View of the Wachusett Reservoir.
Working in gardens around the world, I have enjoyed observing the connection that visitors have with horticulture in different cultures. The plants lay the foundation of a great garden, but people make it vibrant. Each Tower Hill visitor that I meet and each staff member that I have the pleasure of working with, has their own story about why Tower Hill is important to them. Some have watched the Garden grow and develop since it was nothing but a farm on a hill, while others have spent the most important events of their lives in our established Gardens. The talented staff are dedicated to creating a place where visitors can learn, explore, and be inspired. They, in turn, inspire me through their daily work in our Gardens.
Worcester Refugee Assistance Program participants visited this spring.
The thing that brings everything together for me is the mission of Tower Hill: Inspire the use and appreciation of horticulture to improve lives, enrich communities and strengthen commitment to the natural world. Connecting our visitors to horticulture has been an essential part of our mission for our 175-year existence as the Worcester County Horticultural Society. I love working at a Garden with such a rich history. I feel that our past can inform how we move forward as a horticultural society and as a garden. I’m also inspired by our commitment to teaching all populations. Just in the past few months, I have been able to observe and hear stories of how our garden programs are making an impact educating Worcester city second graders, refugees, and differently-abled populations. At the same time, we are opening our garden gates to yoga classes, chef demonstrations, and live botanical tattooing. I’m amazed that we can welcome each of these populations and provide each of them a meaningful experience and I am so proud of our staff who work to educate our visitors at Tower Hill. We truly are a garden that welcomes all, though we constantly strive to attract new audiences and serve our current constituents better.

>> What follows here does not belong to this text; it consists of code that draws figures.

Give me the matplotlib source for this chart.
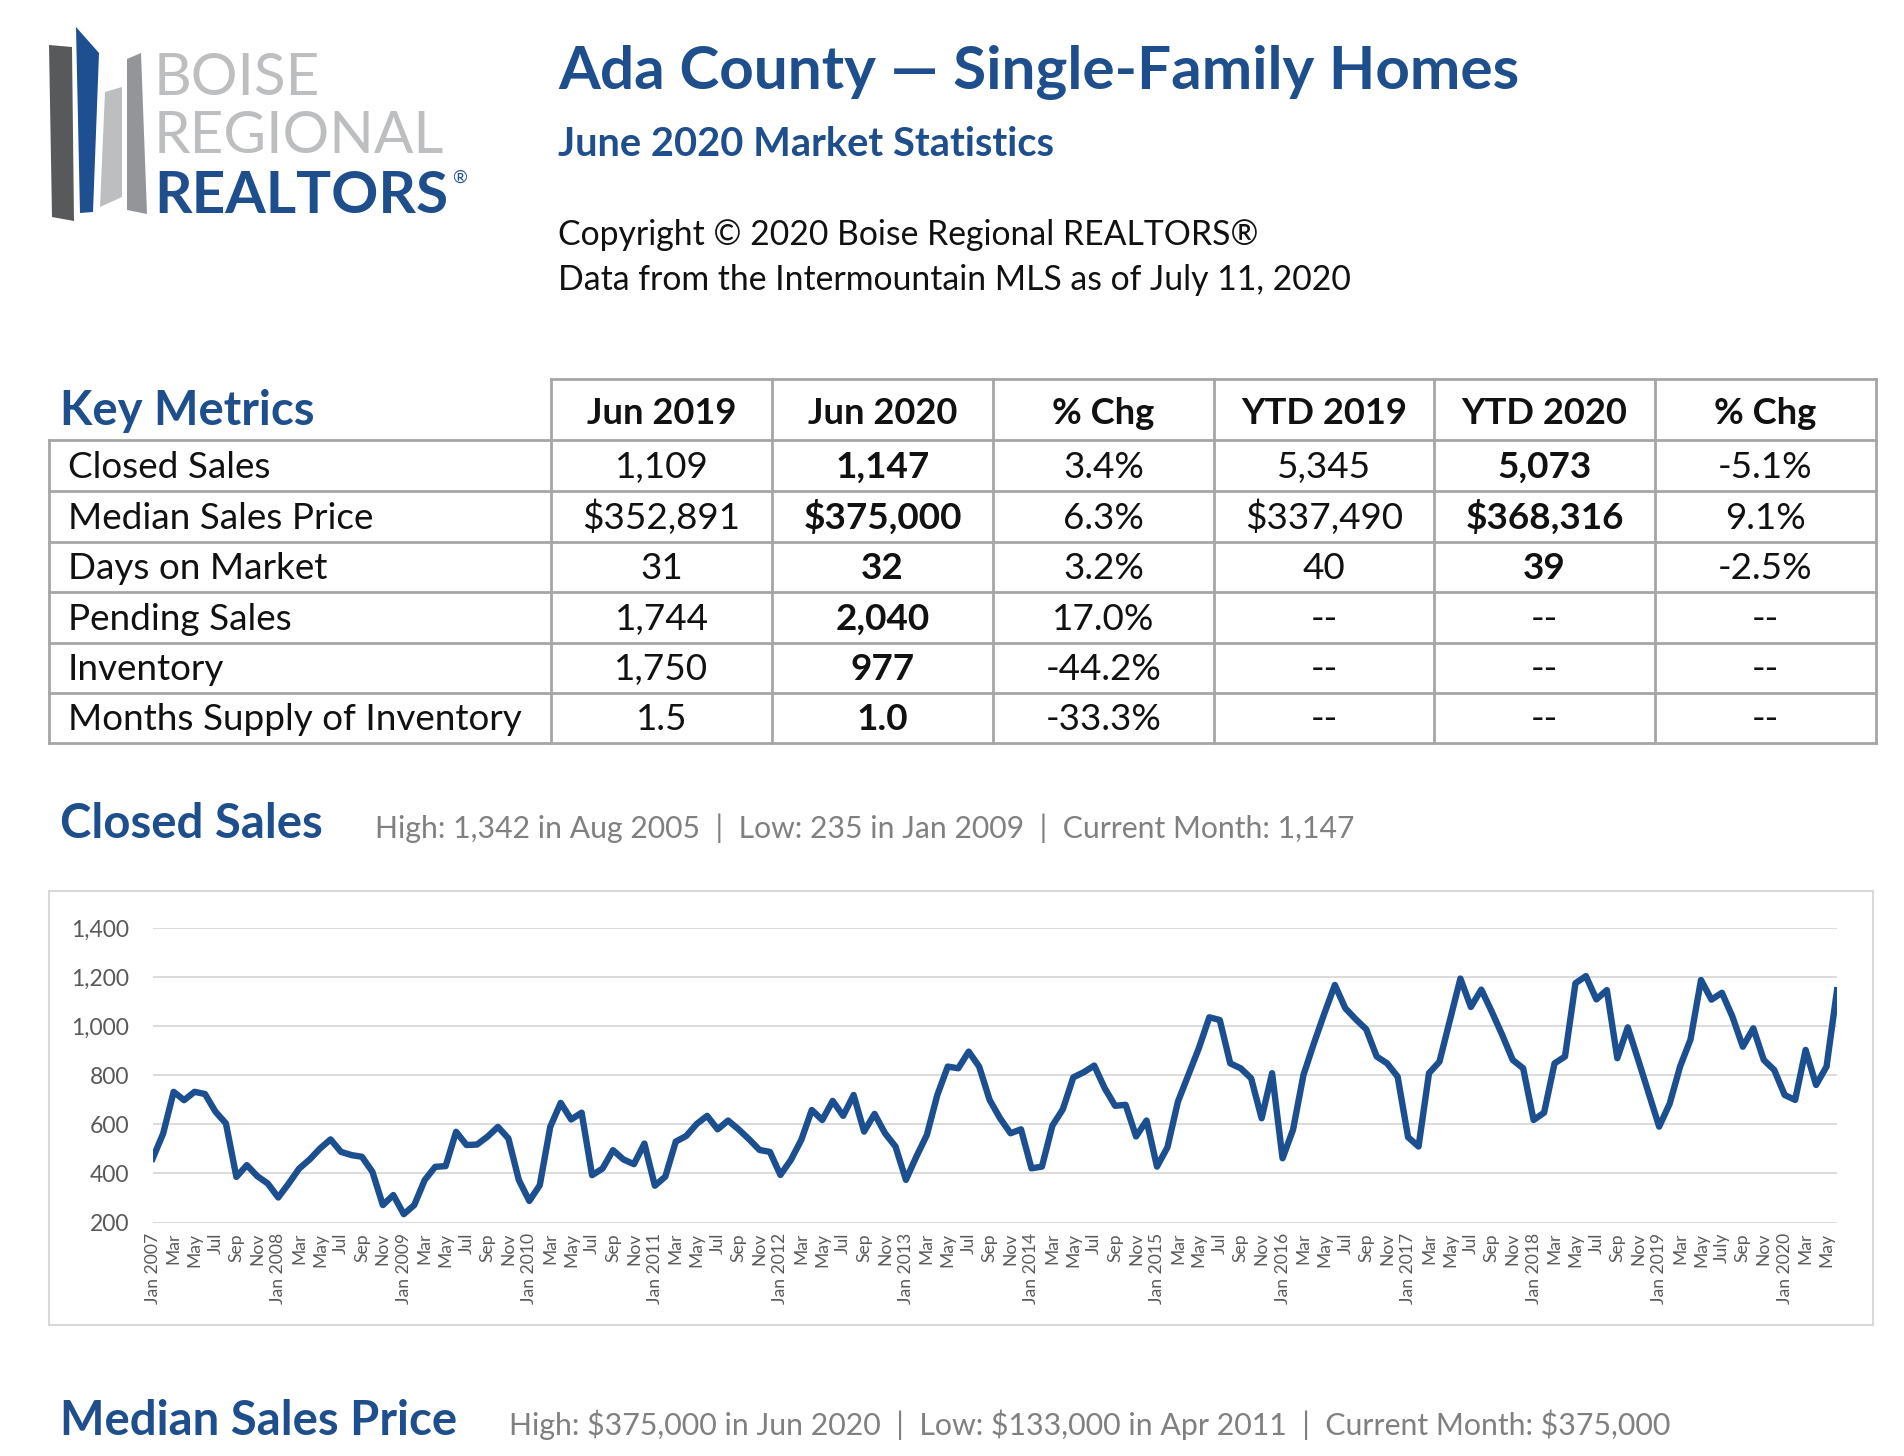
import matplotlib
matplotlib.use("Agg")
import matplotlib.pyplot as plt
from matplotlib.patches import Polygon, Rectangle
from matplotlib.lines import Line2D

plt.rcParams['font.family'] = ['Lato', 'DejaVu Sans']

# ---------------- data ----------------
title = "Ada County \u2014 Single-Family Homes"
subtitle = "June 2020 Market Statistics"
copyright_lines = ["Copyright \u00a9 2020 Boise Regional REALTORS\u00ae",
                   "Data from the Intermountain MLS as of July 11, 2020"]

table_columns = ["Jun 2019", "Jun 2020", "% Chg", "YTD 2019", "YTD 2020", "% Chg"]
metrics = ["Closed Sales", "Median Sales Price", "Days on Market",
           "Pending Sales", "Inventory", "Months Supply of Inventory"]
jun2019 = ["1,109", "$352,891", "31", "1,744", "1,750", "1.5"]
jun2020 = ["1,147", "$375,000", "32", "2,040", "977", "1.0"]
chg_month = ["3.4%", "6.3%", "3.2%", "17.0%", "-44.2%", "-33.3%"]
ytd2019 = ["5,345", "$337,490", "40", "--", "--", "--"]
ytd2020 = ["5,073", "$368,316", "39", "--", "--", "--"]
chg_ytd = ["-5.1%", "9.1%", "-2.5%", "--", "--", "--"]
bold_columns = [False, True, False, False, True, False]

closed_sales_stats = "High: 1,342 in Aug 2005  |  Low: 235 in Jan 2009  |  Current Month: 1,147"
median_price_stats = "High: $375,000 in Jun 2020  |  Low: $133,000 in Apr 2011  |  Current Month: $375,000"

start_year = 2007
month_abbr = ["Jan", "Feb", "Mar", "Apr", "May", "Jun", "Jul", "Aug", "Sep", "Oct", "Nov", "Dec"]

closed_2007 = [461, 563, 733, 699, 733, 724, 652, 604, 386, 434, 389, 359]
closed_2008 = [302, 359, 420, 457, 502, 539, 488, 475, 468, 407, 271, 312]
closed_2009 = [234, 271, 373, 427, 430, 570, 516, 518, 550, 590, 543, 373]
closed_2010 = [288, 352, 590, 688, 620, 648, 393, 420, 495, 457, 438, 522]
closed_2011 = [350, 387, 530, 553, 602, 635, 580, 616, 580, 540, 496, 488]
closed_2012 = [394, 455, 537, 659, 618, 696, 635, 720, 571, 643, 564, 510]
closed_2013 = [374, 469, 557, 720, 836, 829, 897, 836, 700, 625, 564, 580]
closed_2014 = [421, 428, 595, 662, 792, 813, 840, 748, 676, 680, 551, 616]
closed_2015 = [428, 507, 693, 802, 911, 1037, 1026, 849, 829, 788, 625, 809]
closed_2016 = [462, 578, 802, 931, 1053, 1169, 1074, 1029, 988, 877, 849, 795]
closed_2017 = [548, 510, 809, 856, 1026, 1195, 1079, 1150, 1060, 965, 863, 829]
closed_2018 = [618, 648, 849, 877, 1176, 1205, 1110, 1148, 870, 996, 863, 727]
closed_2019 = [591, 684, 836, 947, 1189, 1109, 1137, 1040, 917, 992, 863, 822]
closed_2020 = [720, 700, 904, 761, 836, 1147]

closed_sales = (closed_2007 + closed_2008 + closed_2009 + closed_2010 + closed_2011 +
                closed_2012 + closed_2013 + closed_2014 + closed_2015 + closed_2016 +
                closed_2017 + closed_2018 + closed_2019 + closed_2020)

y_ticks = [200, 400, 600, 800, 1000, 1200, 1400]

# ---------------- styling ----------------
BLUE = "#1f4e8d"
LINE_BLUE = "#1c4f8f"
W, H = 1904, 1456


def fx(x):
    return x / W


def fy(y):
    return 1 - y / H


fig = plt.figure(figsize=(W / 100, H / 100), dpi=100)
fig.patch.set_facecolor("white")


def ftext(x, y, s, **kw):
    kw.setdefault("va", "baseline")
    return fig.text(fx(x), fy(y), s, **kw)


def fpoly(pts, color):
    fig.add_artist(Polygon([(fx(a), fy(b)) for a, b in pts], closed=True,
                           transform=fig.transFigure, facecolor=color, edgecolor="none"))


def fline(x0, y0, x1, y1, color, lw):
    fig.add_artist(Line2D([fx(x0), fx(x1)], [fy(y0), fy(y1)], transform=fig.transFigure,
                          color=color, lw=lw, solid_capstyle="projecting"))


# ---------------- logo ----------------
fpoly([(49, 45), (72, 47), (74, 221), (52, 217)], "#58595b")
fpoly([(76, 27), (99, 53), (93, 212), (80, 213)], "#1d4f91")
fpoly([(105, 92), (122, 87), (122, 197), (100, 207)], "#bcbec0")
fpoly([(127, 59), (141, 53), (147, 214), (127, 210)], "#939598")
ftext(154, 95, "BOISE", fontsize=42, fontweight="normal", color="#bcbec0")
ftext(154, 153, "REGIONAL", fontsize=42, fontweight="normal", color="#bcbec0")
ftext(154, 213, "REALTORS", fontsize=42, fontweight="bold", color=BLUE)
ftext(452, 183, "\u00ae", fontsize=13, color=BLUE)

# ---------------- header ----------------
ftext(558, 89, title, fontsize=43.4, fontweight="bold", color=BLUE)
ftext(558, 156, subtitle, fontsize=28.7, fontweight="bold", color=BLUE)
ftext(558, 245, copyright_lines[0], fontsize=24.3, color="#111111")
ftext(558, 290, copyright_lines[1], fontsize=24.3, color="#111111")

# ---------------- table ----------------
col_x = [49, 551, 772, 993, 1214, 1434, 1655, 1876]
row_y = [379, 440, 491, 542, 592, 643, 693, 743]
BORDER = "#a6a6a6"
LW = 2.0

ftext(60, 425, "Key Metrics", fontsize=34, fontweight="bold", color=BLUE)

# horizontal borders
fline(col_x[1], row_y[0], col_x[-1], row_y[0], BORDER, LW)
for yy in row_y[1:]:
    fline(col_x[0], yy, col_x[-1], yy, BORDER, LW)
# vertical borders
fline(col_x[0], row_y[1], col_x[0], row_y[-1], BORDER, LW)
for xx in col_x[1:]:
    fline(xx, row_y[0], xx, row_y[-1], BORDER, LW)

HEAD_FS = 26.2
TABLE_FS = 26.6
for j, name in enumerate(table_columns):
    cx = (col_x[j + 1] + col_x[j + 2]) / 2
    ftext(cx, row_y[1] - 16, name, fontsize=HEAD_FS, fontweight="bold",
          color="#111111", ha="center")

columns_data = [jun2019, jun2020, chg_month, ytd2019, ytd2020, chg_ytd]
for i, name in enumerate(metrics):
    base = row_y[i + 2] - 13
    ftext(68, base, name, fontsize=TABLE_FS, color="#111111")
    for j, col in enumerate(columns_data):
        cx = (col_x[j + 1] + col_x[j + 2]) / 2
        val = col[i]
        is_bold = bold_columns[j] and val != "--"
        ftext(cx, base, val, fontsize=TABLE_FS, color="#111111", ha="center",
              fontweight="bold" if is_bold else "normal")

# ---------------- closed sales section ----------------
ftext(60, 838, "Closed Sales", fontsize=34, fontweight="bold", color=BLUE)
ftext(375, 838, closed_sales_stats, fontsize=21.7, color="#808080")

fig.add_artist(Rectangle((fx(49), fy(1325)), fx(1873) - fx(49), fy(891) - fy(1325),
                         transform=fig.transFigure, facecolor="white",
                         edgecolor="#d9d9d9", lw=1.5, zorder=-5))

ax_left, ax_right = 152.7, 1837
ax_top, ax_bottom = 928.3, 1222.5
ax = fig.add_axes([fx(ax_left), fy(ax_bottom), (ax_right - ax_left) / W, (ax_bottom - ax_top) / H])
ax.set_zorder(5)
ax.set_facecolor("none")

x = list(range(len(closed_sales)))
ax.plot(x, closed_sales, color=LINE_BLUE, lw=4.6, solid_joinstyle="round", zorder=3)
ax.set_xlim(0, len(closed_sales) - 1)
ax.set_ylim(y_ticks[0], y_ticks[-1])
ax.set_yticks(y_ticks)
ax.set_yticklabels([f"{v:,}" for v in y_ticks])
ax.yaxis.grid(True, color="#d9d9d9", lw=1.3)
ax.set_axisbelow(True)
for sp in ax.spines.values():
    sp.set_visible(False)

tick_pos = []
tick_lab = []
for i in range(len(closed_sales)):
    if i % 2 == 0:
        yr = start_year + i // 12
        m = i % 12
        if m == 0:
            lab = f"Jan {yr}"
        elif yr == 2019 and m == 6:
            lab = "July"
        else:
            lab = month_abbr[m]
        tick_pos.append(i)
        tick_lab.append(lab)
ax.set_xticks(tick_pos)
ax.set_xticklabels(tick_lab, rotation=90, va="top", ha="center")
ax.tick_params(axis="x", length=0, pad=7.5, labelsize=12.6, labelcolor="#595959")
ax.tick_params(axis="y", length=0, pad=17, labelsize=16.5, labelcolor="#595959")

# ---------------- median price section header ----------------
ftext(60, 1435, "Median Sales Price", fontsize=34, fontweight="bold", color=BLUE)
ftext(509, 1435, median_price_stats, fontsize=21.8, color="#808080")

fig.savefig("out.png", dpi=100, facecolor="white")
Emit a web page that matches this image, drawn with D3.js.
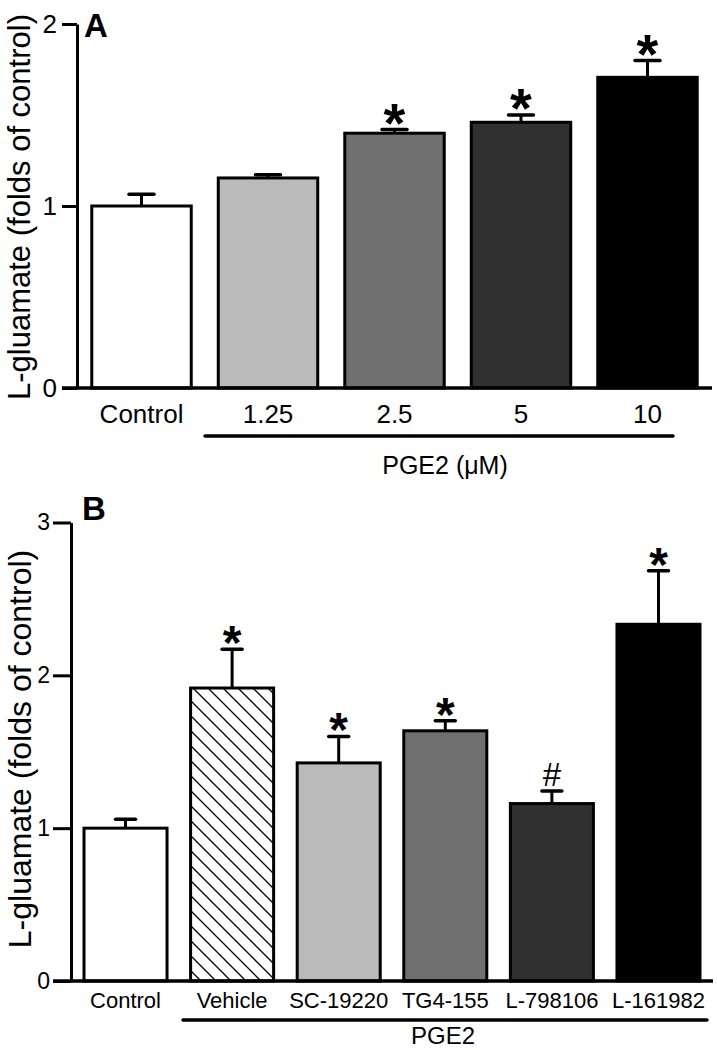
<!DOCTYPE html>
<html><head><meta charset="utf-8">
<script src="https://cdn.jsdelivr.net/npm/d3@7"></script>
<style>
body{margin:0;background:#fff}
text{font-family:Arial,"Liberation Sans",Helvetica,sans-serif;fill:#000}
</style>
</head><body>
<svg id="chart" width="717" height="1050"></svg>
<script>
// ---------- data ----------
const categoriesA = ["Control", "1.25", "2.5", "5", "10"];
const valuesA = [1.0, 1.154, 1.40, 1.46, 1.707];
const errorsA = [0.065, 0.018, 0.02, 0.04, 0.093];
const marksA = ["", "", "*", "*", "*"];
const ticksA = [0, 1, 2];

const categoriesB = ["Control", "Vehicle", "SC-19220", "TG4-155", "L-798106", "L-161982"];
const valuesB = [1.0, 1.917, 1.427, 1.637, 1.161, 2.334];
const errorsB = [0.058, 0.253, 0.173, 0.066, 0.083, 0.35];
const marksB = ["", "*", "*", "*", "#", "*"];
const ticksB = [0, 1, 2, 3];

const yTitle = "L-gluamate (folds of control)";

// ---------- styles ----------
const fillsA = ["#ffffff", "#bababa", "#707070", "#303030", "#000000"];
const fillsB = ["#ffffff", "url(#hatch)", "#bababa", "#707070", "#303030", "#000000"];

const svg = d3.select("#chart");
const defs = svg.append("defs");
const pat = defs.append("pattern").attr("id", "hatch")
  .attr("patternUnits", "userSpaceOnUse").attr("width", 15).attr("height", 15);
pat.append("rect").attr("width", 15).attr("height", 15).attr("fill", "#fff");
pat.append("path").attr("d", "M0,0L15,15M-2,13L2,17M13,-2L17,2")
  .attr("stroke", "#000").attr("stroke-width", 1.3);

function panel(o) {
  const g = svg.append("g");
  const x = d3.scaleBand().domain(o.cats).range([o.axisX, o.xEnd])
    .paddingInner(o.pi).paddingOuter(o.po);
  const y = d3.scaleLinear().domain([0, o.ymax]).range([o.y0, o.yTop]);
  const cx = d => x(d) + x.bandwidth() / 2;
  const rows = o.cats.map((c, i) => ({c, v: o.vals[i], e: o.errs[i], m: o.marks[i], f: o.fills[i]}));

  // bars
  g.selectAll("rect.bar").data(rows).join("rect").attr("class", "bar")
    .attr("x", d => x(d.c) + 1.5).attr("width", x.bandwidth() - 3)
    .attr("y", d => y(d.v)).attr("height", d => y(0) - y(d.v))
    .attr("fill", d => d.f).attr("stroke", "#000").attr("stroke-width", 3);

  // error bars
  g.selectAll("line.stem").data(rows).join("line").attr("class", "stem")
    .attr("x1", d => cx(d.c)).attr("x2", d => cx(d.c))
    .attr("y1", d => y(d.v)).attr("y2", d => y(d.v + d.e))
    .attr("stroke", "#000").attr("stroke-width", 3);
  g.selectAll("line.cap").data(rows).join("line").attr("class", "cap")
    .attr("x1", d => cx(d.c) - o.capW / 2).attr("x2", d => cx(d.c) + o.capW / 2)
    .attr("y1", d => y(d.v + d.e)).attr("y2", d => y(d.v + d.e))
    .attr("stroke", "#000").attr("stroke-width", 3.5).attr("stroke-linecap", "round");

  // significance marks
  g.selectAll("text.sig").data(rows.filter(d => d.m)).join("text").attr("class", "sig")
    .attr("x", d => cx(d.c))
    .attr("y", d => d.m === "*" ? y(d.v + d.e) - o.gap + o.starFs * 0.29 : y(d.v + d.e) - o.gap - 1)
    .attr("text-anchor", "middle")
    .attr("font-weight", d => d.m === "*" ? "bold" : "normal")
    .attr("font-size", d => d.m === "*" ? o.starFs : o.hashFs)
    .text(d => d.m);

  // y axis
  const yAxis = d3.axisLeft(y).tickValues(o.ticks).tickSize(o.tickLen).tickSizeOuter(0)
    .tickPadding(o.tickPad).tickFormat(d3.format("d"));
  const ga = g.append("g").attr("transform", `translate(${o.axisX},0)`).call(yAxis);
  ga.select(".domain").attr("stroke", "#000").attr("stroke-width", 3);
  ga.selectAll(".tick line").attr("stroke", "#000").attr("stroke-width", 3);
  ga.selectAll(".tick text").attr("font-size", o.tickFs).attr("font-family", null).attr("fill", "#000");

  // x axis
  g.append("line").attr("x1", o.axisX - o.tickLen).attr("x2", o.xEnd)
    .attr("y1", y(0)).attr("y2", y(0)).attr("stroke", "#000").attr("stroke-width", 3.5);
  const xAxis = d3.axisBottom(x).tickSize(0).tickPadding(o.labPad);
  const gx = g.append("g").attr("transform", `translate(0,${y(0)})`).call(xAxis);
  gx.select(".domain").remove();
  gx.selectAll(".tick text").attr("font-size", o.labFs).attr("font-family", null).attr("fill", "#000");

  // group line + label
  g.append("line").attr("x1", o.grpX1).attr("x2", o.grpX2).attr("y1", o.grpY).attr("y2", o.grpY)
    .attr("stroke", "#000").attr("stroke-width", 3.5).attr("stroke-linecap", "round");
  g.append("text").attr("x", o.grpTextX).attr("y", o.grpTextY).attr("text-anchor", "middle")
    .attr("font-size", o.grpFs).text(o.grpText);

  // y title
  g.append("text").attr("transform", `translate(${o.titleX},${o.titleY}) rotate(-90)`)
    .attr("text-anchor", "middle").attr("font-size", o.titleFs).text(yTitle);

  // panel letter
  g.append("text").attr("x", o.letterX).attr("y", o.letterY).attr("font-weight", "bold")
    .attr("font-size", 33).text(o.letter);
}

panel({
  cats: categoriesA, vals: valuesA, errs: errorsA, marks: marksA, fills: fillsA, ticks: ticksA,
  ymax: 2, y0: 388, yTop: 24, axisX: 77, xEnd: 712, pi: 0.19, po: 0.105,
  capW: 25, gap: 4, starFs: 56, hashFs: 32,
  tickLen: 15, tickPad: 5, tickFs: 26, labFs: 26, labPad: 17,
  grpX1: 205, grpX2: 673, grpY: 436, grpTextX: 445, grpTextY: 474, grpFs: 25, grpText: "PGE2 (\u03bcM)",
  titleX: 29.5, titleY: 207, titleFs: 31, letter: "A", letterX: 84, letterY: 37
});

panel({
  cats: categoriesB, vals: valuesB, errs: errorsB, marks: marksB, fills: fillsB, ticks: ticksB,
  ymax: 3, y0: 981, yTop: 522.5, axisX: 71, xEnd: 713, pi: 0.193, po: 0.108,
  capW: 20, gap: 4, starFs: 48, hashFs: 33,
  tickLen: 18, tickPad: 3, tickFs: 23, labFs: 22, labPad: 11,
  grpX1: 183, grpX2: 707, grpY: 1020, grpTextX: 443, grpTextY: 1044, grpFs: 24, grpText: "PGE2",
  titleX: 31, titleY: 749, titleFs: 32, letter: "B", letterX: 82, letterY: 520
});
</script>
</body></html>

Tower Hill’s first Botanical Tattoo Weekend was held in July.
Our staff feels that although we have achieved great growth as a garden and a horticultural society, we can still improve in fulfilling our mission through our on-site programs, outreach, and horticultural displays. That commitment to our mission continues to make me feel humbled that I have the honor to lead this Garden into its next chapter. I know I’ll continue to learn just as much as I will contribute and I look forward to the adventure ahead!